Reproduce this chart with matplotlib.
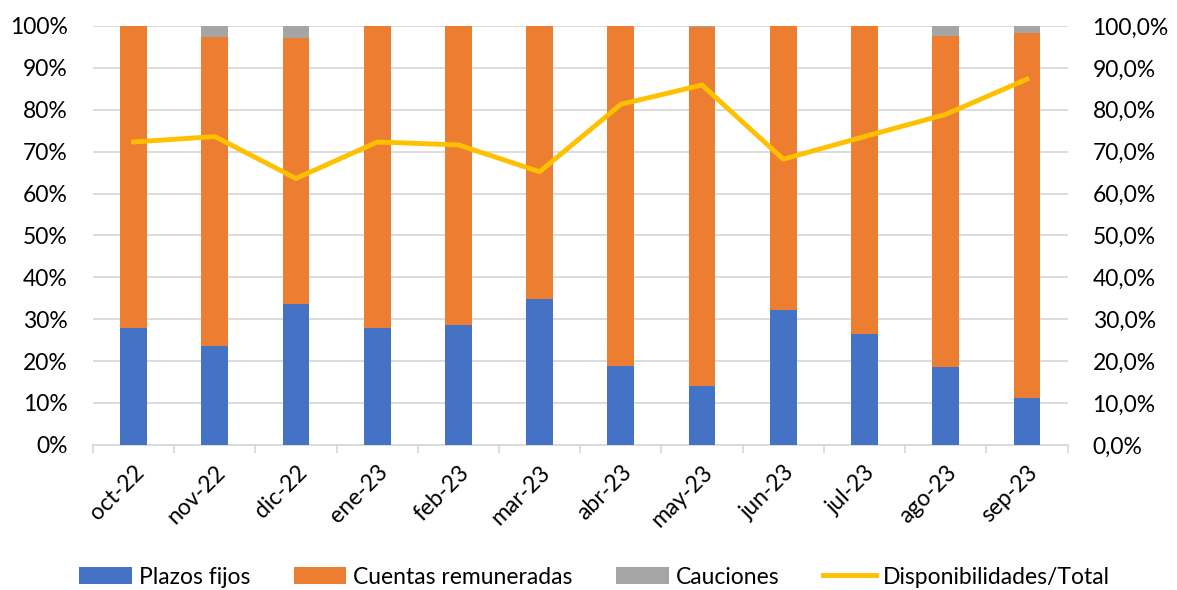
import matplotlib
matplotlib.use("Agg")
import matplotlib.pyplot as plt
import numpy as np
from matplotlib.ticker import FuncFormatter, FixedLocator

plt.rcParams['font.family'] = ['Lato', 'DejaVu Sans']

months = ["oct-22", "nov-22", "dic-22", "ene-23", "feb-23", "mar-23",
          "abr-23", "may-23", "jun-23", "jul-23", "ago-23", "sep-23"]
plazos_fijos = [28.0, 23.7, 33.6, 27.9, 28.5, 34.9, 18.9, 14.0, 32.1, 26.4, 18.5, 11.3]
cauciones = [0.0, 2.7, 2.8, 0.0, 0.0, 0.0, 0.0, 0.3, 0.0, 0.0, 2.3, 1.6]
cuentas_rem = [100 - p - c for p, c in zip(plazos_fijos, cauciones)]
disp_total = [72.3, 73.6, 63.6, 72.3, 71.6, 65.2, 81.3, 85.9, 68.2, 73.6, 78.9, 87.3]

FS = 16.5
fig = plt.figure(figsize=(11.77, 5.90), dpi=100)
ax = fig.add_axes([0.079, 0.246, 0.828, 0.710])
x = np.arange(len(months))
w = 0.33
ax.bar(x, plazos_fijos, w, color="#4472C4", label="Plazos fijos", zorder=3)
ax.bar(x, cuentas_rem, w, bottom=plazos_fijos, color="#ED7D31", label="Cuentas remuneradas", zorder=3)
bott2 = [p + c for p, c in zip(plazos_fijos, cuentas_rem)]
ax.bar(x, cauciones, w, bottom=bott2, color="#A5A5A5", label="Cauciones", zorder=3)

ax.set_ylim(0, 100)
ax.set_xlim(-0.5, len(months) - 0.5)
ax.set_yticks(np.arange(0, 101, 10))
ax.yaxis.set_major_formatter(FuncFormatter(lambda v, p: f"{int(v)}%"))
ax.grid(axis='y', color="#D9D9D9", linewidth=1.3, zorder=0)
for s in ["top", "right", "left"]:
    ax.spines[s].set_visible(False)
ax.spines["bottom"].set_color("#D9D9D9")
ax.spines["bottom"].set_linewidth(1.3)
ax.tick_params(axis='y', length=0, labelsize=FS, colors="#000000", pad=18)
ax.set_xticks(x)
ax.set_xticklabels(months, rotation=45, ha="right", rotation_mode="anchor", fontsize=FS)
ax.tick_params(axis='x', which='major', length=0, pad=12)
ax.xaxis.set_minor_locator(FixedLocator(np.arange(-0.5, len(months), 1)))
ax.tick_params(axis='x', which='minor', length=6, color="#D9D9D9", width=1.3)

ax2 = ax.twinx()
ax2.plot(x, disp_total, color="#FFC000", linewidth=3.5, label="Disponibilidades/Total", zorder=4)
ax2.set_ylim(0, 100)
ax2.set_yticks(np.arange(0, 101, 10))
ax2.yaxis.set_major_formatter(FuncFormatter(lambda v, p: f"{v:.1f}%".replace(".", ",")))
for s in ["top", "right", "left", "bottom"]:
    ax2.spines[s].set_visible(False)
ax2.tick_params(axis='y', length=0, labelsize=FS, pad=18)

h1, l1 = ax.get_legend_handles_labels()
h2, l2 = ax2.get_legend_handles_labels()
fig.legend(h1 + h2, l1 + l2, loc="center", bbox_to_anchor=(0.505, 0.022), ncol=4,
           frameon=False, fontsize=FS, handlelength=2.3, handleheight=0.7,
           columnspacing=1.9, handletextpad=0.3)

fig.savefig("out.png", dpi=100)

|---|

• **Goal**:
Leave out any pictures, please, and quote only the lines from the top of the data through the line that contains "plt.rcParams['font.family'] = ['Lato', 'DejaVu".

• **Output for this exercise**:
Reproduce this chart with matplotlib.
import matplotlib
matplotlib.use("Agg")
import matplotlib.pyplot as plt
import numpy as np
from matplotlib.ticker import FuncFormatter, FixedLocator

plt.rcParams['font.family'] = ['Lato', 'DejaVu Sans']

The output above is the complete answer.